«Un buon risultato. Al di là delle difficoltà, delle differenze. Un passo irreversibile verso gruppi unici alla Camera e al Senato». Romano Prodi saluta e se ne torna a Bologna. In prima fila lo festeggiano Fassino, Rutelli, Amato: fianco a fianco.
Hotel Radisson, convegno «Dalle primarie al Partito democratico». Primo giorno del partito che non c´è e che tutti dicono di volere.
Ma il percorso sarà difficile e tutti lo sanno. Prodi così incassa per rilanciare: «Il Partito democratico di domani dipende dalla qualità dell´Ulivo di oggi. Dalla nostra capacità di andare alle elezioni con un Ulivo forte, che sappia reagire con intelligenza alle trappole della nuova legge elettorale. Da come sapremo presentarci al voto e dai risultati che, con la nostra azione, sapremo raggiungere». Si infila in macchina e sorride: «E´ stato bello vedere che nessuno ha tentato di scavalcare nessuno».
E´ il suo grazie a Fassino e Rutelli per il giorno dell´unità. Non c´è il padre, l´organizzatore del meeting: Arturo Parisi, il presidente federale della Margherita, l´antico sodale di Prodi, il pasdaran ulivista che come luogo del suo «sogno» aveva voluto lo stesso albergo in cui prima dell´estate si celebrò la rottura fra i suoi uomini e Rutelli. Parisi proprio ieri mattina portato in ospedale. Lui non c´è ma la manifestazione va come avrebbe voluto. La nemmeno troppo nascosta prova di forza ulivista diventa, nel clima natalizio, la pacificazione degli ulivisti.

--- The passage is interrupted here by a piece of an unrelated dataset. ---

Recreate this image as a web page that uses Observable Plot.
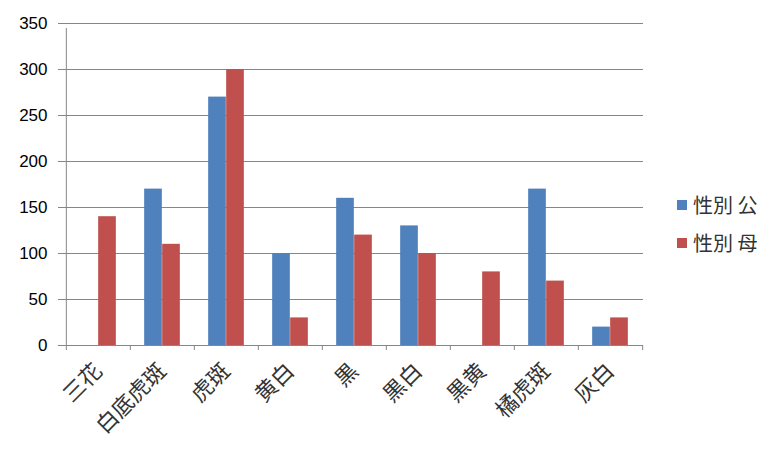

Prodi e Fassino ascoltano Rutelli infilarsi in un discorso sul «collateralismo» dopo aver innalzato la Margherita come motore dell´«innovazione» del centrosinistra.
E se Fassino parla di «partiti meticci» e di «punti di convergenza», se dice che «dentro i Ds e la Margherita esiste un pluralismo di riformismi che si vogliono fondere nel Partito democratico», Rutelli rilancia: «alla Camera e al Senato presidenti che ci rappresentino unitariamente».
«Nuovo soggetto riformatore», «scommessa di straordinaria importanza», «Ulivo non solo utile accordo elettorale» insiste il segretario Ds.
E Rutelli: «Quercia e Margherita sono due partiti che credono non alla competizione fra loro, ma alla comune scommessa per un traguardo più grande ed importante». Se così sarà, promette, «assicureremo a Prodi cinque anni senza preoccupazioni e faremo nascere il Partito democratico». «Già nella prossima legislatura».
Paolo Mieli, direttore del Corriere della Sera, lo prende in parola. «Se volete fare una cosa seria dovete indicare una data, ma non troppo vicina. Tra due anni e mezzo…». «Sin troppo» dice Ezio Mauro, direttore di Repubblica, in un dialogo a tre con Giuliano Amato.
I giornalisti incalzano i politici. Mauro: «Stiamo già nella fase costituente, non c´è bisogno di aspettarla per aprirla». Si viene da «una stagione terribile», insiste Mauro, che fa ancora i conti con l´identità «postcomunista» dei dirigenti Ds. «Una questione che c´è», ma non per i refrain di Berlusconi. Ora, però, per un balzo definitivo serve una sorta di «apriscatole esterno».
Mieli torna sulla necessità di operare una soluzione di continuità, in primo luogo per garantire un futuro «dopo questi anni a guida prodiana». I «nemici del Partito democratico», attacca, sono l´«unionismo» e il «cosismo». «Un disastro della politica italiana» commenta Mauro.
Lanci e rilanci. Prodi sceglie Giorgio Gaber come introduzione. «E´ un´idea,
un concetto, un´idea, finché resta un´idea è soltanto un´astrazione. Se potessi mangiare un´idea avrei fatto la mia rivoluzione». «Il nostro errore, dopo la vittoria del ´96, è stato di non aprire un cantiere permanente per creare un soggetto della politica riformatrice, unico, solido e credibile».
E allora avverte: attenti che se vado al governo, il Partito democratico stavolta lo faccio. «E´ la richiesta dell´elettorato. Se non diamo questa risposta non ci votano più».
Il Partito democratico, spiega, per fare dell´Italia un paese davvero simile ai «nostri partner europei». «Un soggetto politico forte serve per governare sul serio, per la stabilità» dice. In treno verso casa, poi, studia la nuova legge elettorale, le sue «maledizioni» ma anche quel che – mentre si parla di liste civiche – può comunque permettere. E avvisa: «Bisogna muoversi con intelligenza ed astuzia».